┌──
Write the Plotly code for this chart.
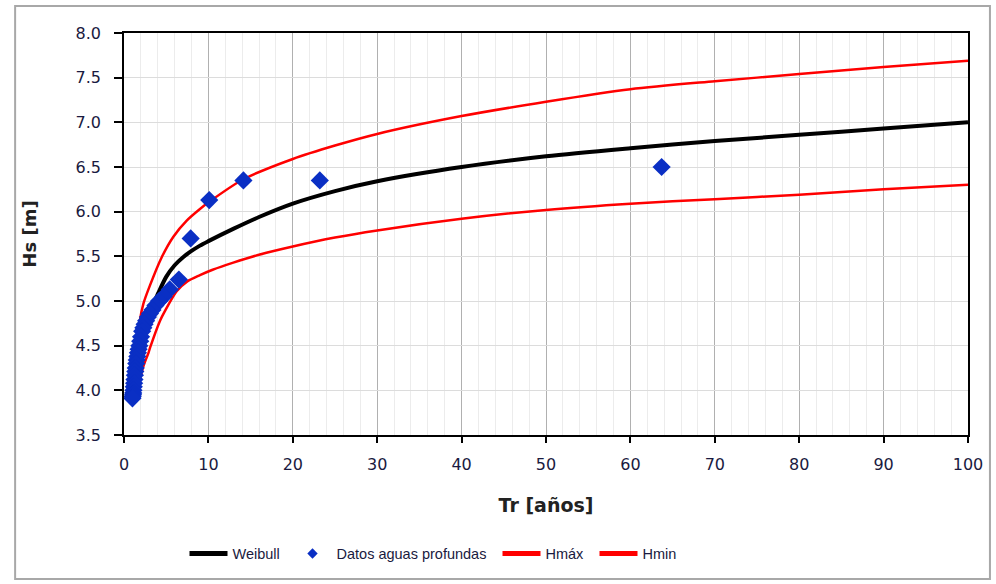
import plotly.graph_objects as go

# ---- data ----
weibull_tr = [1.6, 2.0, 3.0, 4.07, 5.0, 6.0, 7.0, 8.0, 9.0, 10.0, 13.0, 16.0, 20.0, 25.0, 30.0, 40.0, 50.0, 60.0, 70.0, 80.0, 90.0, 100.0]
weibull_hs = [4.30, 4.52, 4.86, 5.09, 5.27, 5.40, 5.49, 5.56, 5.62, 5.67, 5.81, 5.94, 6.09, 6.23, 6.34, 6.50, 6.62, 6.71, 6.79, 6.86, 6.93, 7.00]

hmax_tr = [1.7, 1.9, 2.3, 3.1, 4.47, 5.85, 7.43, 9.0, 10.1, 14.1, 20.0, 25.0, 30.0, 40.0, 50.0, 60.0, 70.0, 80.0, 90.0, 100.0]
hmax_hs = [4.62, 4.79, 4.97, 5.18, 5.49, 5.72, 5.90, 6.03, 6.11, 6.36, 6.59, 6.74, 6.87, 7.07, 7.23, 7.37, 7.46, 7.54, 7.62, 7.69]

hmin_tr = [1.8, 2.3, 2.9, 3.1, 4.27, 4.86, 6.24, 7.5, 9.0, 10.5, 12.95, 16.1, 20.0, 25.0, 30.0, 40.0, 50.0, 60.0, 70.0, 80.0, 90.0, 100.0]
hmin_hs = [4.08, 4.27, 4.42, 4.48, 4.78, 4.89, 5.11, 5.22, 5.29, 5.35, 5.43, 5.52, 5.61, 5.71, 5.79, 5.92, 6.02, 6.09, 6.14, 6.19, 6.25, 6.30]

datos_tr = [63.7, 23.2, 14.15, 10.1, 7.9, 6.5, 5.42, 4.70, 4.15, 3.72, 3.37, 3.08, 2.83, 2.62, 2.44, 2.29, 2.15, 2.02, 1.92,
            1.82, 1.73, 1.65, 1.58, 1.51, 1.45, 1.39, 1.34, 1.29, 1.24, 1.20, 1.16, 1.12, 1.09, 1.06, 1.03, 1.00]
datos_hs = [6.50, 6.35, 6.35, 6.13, 5.70, 5.24, 5.13, 5.05, 5.00, 4.95, 4.90, 4.86, 4.82, 4.78, 4.74, 4.70, 4.66, 4.60, 4.55,
            4.50, 4.46, 4.42, 4.38, 4.34, 4.30, 4.25, 4.21, 4.17, 4.12, 4.08, 4.04, 4.00, 3.97, 3.95, 3.93, 3.91]

x_ticks = [0, 10, 20, 30, 40, 50, 60, 70, 80, 90, 100]
y_ticks = [3.5, 4.0, 4.5, 5.0, 5.5, 6.0, 6.5, 7.0, 7.5, 8.0]

TICK_FONT = dict(family="DejaVu Sans", size=16, color="#1a1a40")
LEG_FONT = dict(family="Liberation Sans, Arial", size=14.5, color="#1a1a40")
BLUE = "#0a2fc4"
RED = "#ff0000"

fig = go.Figure()
fig.add_trace(go.Scatter(x=weibull_tr, y=weibull_hs, mode="lines", name="Weibull", showlegend=False,
                         line=dict(color="black", width=4, shape="spline", smoothing=0.8)))
fig.add_trace(go.Scatter(x=hmax_tr, y=hmax_hs, mode="lines", name="Hmáx", showlegend=False,
                         line=dict(color=RED, width=2.5, shape="spline", smoothing=0.8)))
fig.add_trace(go.Scatter(x=hmin_tr, y=hmin_hs, mode="lines", name="Hmin", showlegend=False,
                         line=dict(color=RED, width=2.5, shape="spline", smoothing=0.8)))
fig.add_trace(go.Scatter(x=datos_tr, y=datos_hs, mode="markers", name="Datos aguas profundas", showlegend=False,
                         marker=dict(symbol="diamond", size=14, color=BLUE, line=dict(width=0))))

# legend-only entries (thicker samples as in the reference legend)
fig.add_trace(go.Scatter(x=[None], y=[None], mode="lines", name="Weibull", legend="legend",
                         line=dict(color="black", width=5)))
fig.add_trace(go.Scatter(x=[None], y=[None], mode="markers", name="Datos aguas profundas", legend="legend2",
                         marker=dict(symbol="diamond", size=8, color=BLUE)))
fig.add_trace(go.Scatter(x=[None], y=[None], mode="lines", name="Hmáx", legend="legend3",
                         line=dict(color=RED, width=5)))
fig.add_trace(go.Scatter(x=[None], y=[None], mode="lines", name="Hmin", legend="legend4",
                         line=dict(color=RED, width=5)))


def leg(xpx):
    return dict(orientation="h", x=(xpx - 124) / 844, xanchor="left", y=-0.295, yanchor="middle",
                font=LEG_FONT, itemwidth=38, bgcolor="rgba(0,0,0,0)")


fig.update_layout(
    width=996, height=584,
    margin=dict(l=124, r=28, t=33, b=149),
    paper_bgcolor="white", plot_bgcolor="white",
    showlegend=True,
    legend=leg(184.5), legend2=leg(288.5), legend3=leg(497.5), legend4=leg(594.5),
    shapes=[dict(type="rect", xref="paper", yref="paper", x0=-0.129, x1=1.026, y0=-0.358, y1=1.067,
                 line=dict(color="#a8a8a8", width=2), layer="below")],
)

fig.update_xaxes(range=[0, 100], tickvals=x_ticks, ticktext=[str(v) for v in x_ticks],
                 showline=True, linecolor="black", linewidth=1.5, mirror=True,
                 ticks="outside", ticklen=6, tickcolor="black", tickwidth=1.5, ticklabelstandoff=8,
                 showgrid=True, gridcolor="#b0b0b0", gridwidth=1.2,
                 minor=dict(dtick=2, showgrid=True, gridcolor="#ececec", gridwidth=1, ticks=""),
                 zeroline=False, tickfont=TICK_FONT,
                 title=dict(text="<b>Tr [años]</b>", font=dict(family="DejaVu Sans", size=19, color="#222222"), standoff=26))
fig.update_yaxes(range=[3.5, 8.0], tickvals=y_ticks, ticktext=[f"{v:.1f}" for v in y_ticks],
                 showline=True, linecolor="black", linewidth=1.5, mirror=True,
                 ticks="outside", ticklen=8, tickcolor="black", tickwidth=1.5, ticklabelstandoff=10,
                 showgrid=True, gridcolor="#dcdcdc", gridwidth=1.2,
                 minor=dict(showgrid=False, ticks=""),
                 zeroline=False, tickfont=TICK_FONT,
                 title=dict(text="<b>Hs [m]</b>", font=dict(family="DejaVu Sans", size=18, color="#222222"), standoff=34))

fig.write_html("out.html")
└──
◆ **WHAT YOU NEED TO DO**: Leave the pictures out and please restate exactly the lines running from the start of the material through the one with "7.54, 7.62, 7.69]".

◆ **TASK OUTPUT**:
Write the Plotly code for this chart.
import plotly.graph_objects as go

# ---- data ----
weibull_tr = [1.6, 2.0, 3.0, 4.07, 5.0, 6.0, 7.0, 8.0, 9.0, 10.0, 13.0, 16.0, 20.0, 25.0, 30.0, 40.0, 50.0, 60.0, 70.0, 80.0, 90.0, 100.0]
weibull_hs = [4.30, 4.52, 4.86, 5.09, 5.27, 5.40, 5.49, 5.56, 5.62, 5.67, 5.81, 5.94, 6.09, 6.23, 6.34, 6.50, 6.62, 6.71, 6.79, 6.86, 6.93, 7.00]

hmax_tr = [1.7, 1.9, 2.3, 3.1, 4.47, 5.85, 7.43, 9.0, 10.1, 14.1, 20.0, 25.0, 30.0, 40.0, 50.0, 60.0, 70.0, 80.0, 90.0, 100.0]
hmax_hs = [4.62, 4.79, 4.97, 5.18, 5.49, 5.72, 5.90, 6.03, 6.11, 6.36, 6.59, 6.74, 6.87, 7.07, 7.23, 7.37, 7.46, 7.54, 7.62, 7.69]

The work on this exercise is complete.